Updated at 1:51 p.m., Thursday, December 14, 2006
Study: Pacific tuna stocks falling, but not imperiled
By Courtney Dentch
Bloomberg News Service
Stocks of tuna and other large ocean predators fell between 9 percent and 64 percent from 1950 to 2004, according to the study, published in the journal Science today. Earlier reports suggested populations had fallen as much as 90 percent, said Mark Maunder, study co-author and senior scientist at the Inter-American Tropical Tuna Commission in La Jolla, Calif.
"Some of the stock have declined, but they're not going extinct," he said in a telephone interview.
The fall in the number of larger fish, so-called top-level predators, was due to increased human demand and fisheries going after smaller, younger fish, Maunder said. Aside from preventing development into large predators, targeting younger fish may limit reproduction that replenishes populations, he said.
"You want to catch them before they stop growing, but it may be a real problem because you won't have any reproductive stock," Maunder said.
Fishing practices led to a fall in the average size of tuna to 83 centimeters (33 inches) in 2000 from 93 centimeters in the 1950s, the study said. Tuna measuring more than 175 centimeters now comprise less than 1 percent of the total population, compared with 5 percent in 1950, it said.
"We need to control the fishing efforts to make sure it doesn't increase," Maunder said. "We don't want to increase the fleets any more than they already are."
Researchers said the biomass, or total weight, of tuna populations hadn't fallen catastrophically, even though catches continuously increased in the past half-century. More than 50 million tons of tuna have been taken from the Pacific Ocean since 1950, and it produced more than 2.5 million tons, or 64 percent, of the 2004 global tuna catch.

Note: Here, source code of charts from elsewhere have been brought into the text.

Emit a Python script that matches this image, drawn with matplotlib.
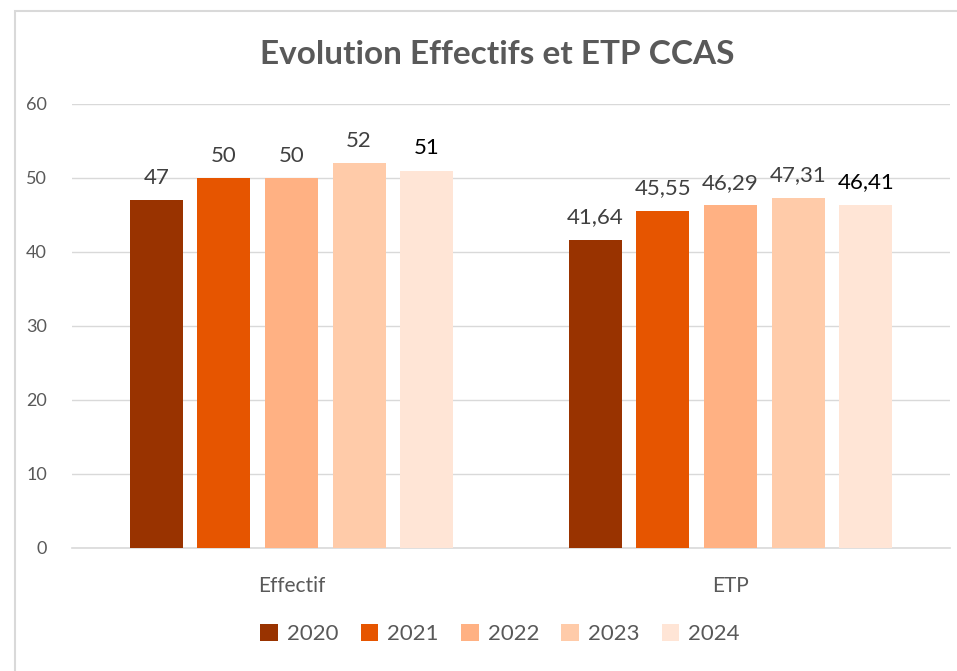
import matplotlib
matplotlib.use("Agg")
import matplotlib.pyplot as plt
import numpy as np
from matplotlib.patches import Rectangle

categories = ["Effectif", "ETP"]
years = ["2020", "2021", "2022", "2023", "2024"]
values = {
    "2020": [47, 41.64],
    "2021": [50, 45.55],
    "2022": [50, 46.29],
    "2023": [52, 47.31],
    "2024": [51, 46.41],
}
colors = ["#993300", "#E65500", "#FFB183", "#FFCBA9", "#FFE5D6"]
label_colors = ["#404040", "#404040", "#404040", "#404040", "#000000"]

plt.rcParams['font.family'] = ['Lato', 'DejaVu Sans']

fig = plt.figure(figsize=(9.57, 6.71), dpi=100)
# chart border
fig.patches.append(Rectangle((15/957, -0.01), 1.0, 1 - 11/671 + 0.01, transform=fig.transFigure,
                             fill=False, edgecolor="#D9D9D9", linewidth=1.5))

ax = fig.add_axes([72/957, 1 - 548/671, (950 - 72)/957, (548 - 104)/671])

x = np.arange(len(categories))
bw = 0.121
step = 0.154
for i, y in enumerate(years):
    pos = x + (i - 2) * step
    ax.bar(pos, values[y], width=bw, color=colors[i], label=y, zorder=3)
    for xp, v in zip(pos, values[y]):
        if float(v).is_integer():
            txt = f"{int(v)}"
        else:
            txt = f"{v:.2f}".replace(".", ",")
        ax.annotate(txt, (xp, v), xytext=(0, 9), textcoords="offset points",
                    ha="center", va="bottom", fontsize=16, color=label_colors[i])

ax.set_xlim(-0.5, 1.5)
ax.set_ylim(0, 60)
ax.set_yticks(range(0, 61, 10))
ax.yaxis.grid(True, color="#D9D9D9", linewidth=1, zorder=0)
ax.set_axisbelow(True)
for s in ["top", "right", "left"]:
    ax.spines[s].set_visible(False)
ax.spines["bottom"].set_color("#D9D9D9")
ax.spines["bottom"].set_linewidth(1.2)
ax.tick_params(axis="both", length=0, colors="#595959", labelsize=13)
ax.tick_params(axis="y", pad=18)
ax.tick_params(axis="x", pad=20, labelsize=15)
ax.set_xticks(x)
ax.set_xticklabels(categories)

fig.text(497/957, 1 - 55/671, "Evolution Effectifs et ETP CCAS", ha="center", va="center",
         fontsize=24, fontweight="bold", color="#595959")

leg = fig.legend(loc="center", bbox_to_anchor=(500/957, 1 - 634/671), ncol=5, frameon=False,
                 fontsize=16, handlelength=0.8, handleheight=0.8, handletextpad=0.4,
                 columnspacing=1.0)
for t in leg.get_texts():
    t.set_color("#595959")

fig.savefig("out.png", dpi=100)
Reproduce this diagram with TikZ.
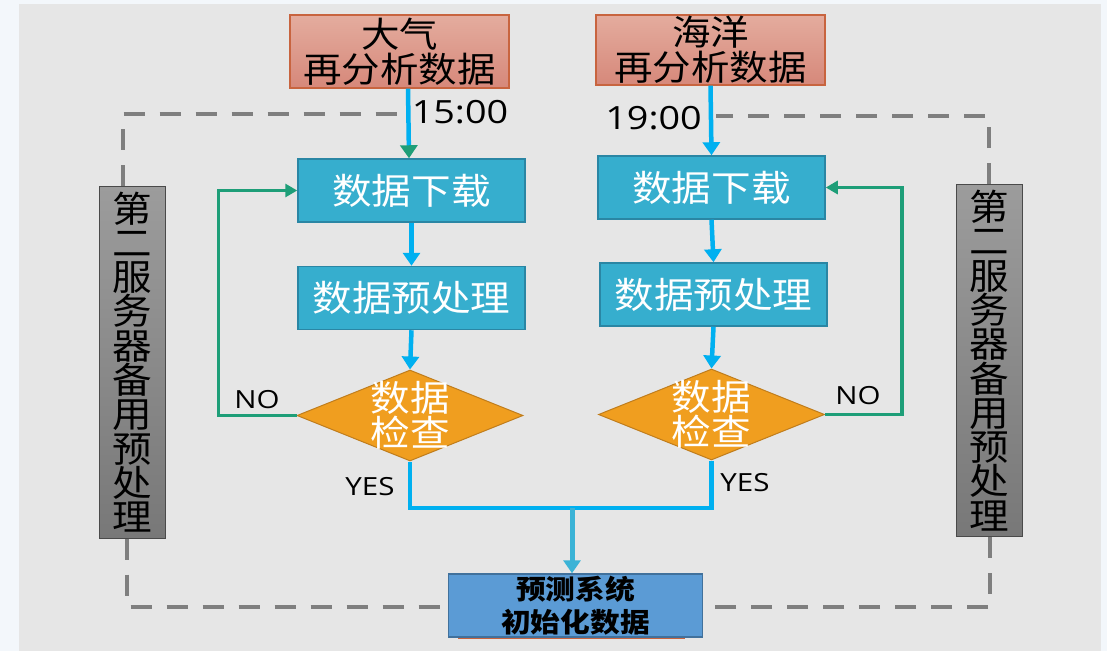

The biomass of four tuna varieties was more than 74 percent of the level it would have been without fishing, and between 36 percent and 49 percent for four others, the study said. The biomass of some populations may have increased because catching predators allows more fish to survive, it said.
Researchers used data such as catch information from fishing fleets and the size of fish caught to reach the findings, Maunder said. Some fish were tagged to track movements, he said.
The study was funded by the Joint Institute for Marine and Atmospheric Research, the National Oceanic and Atmospheric Administration, and members of the Secretariat of the Pacific Community and Inter-American Tropical Tuna Commission, which is responsible for fishery management and conservation in the eastern Pacific Ocean.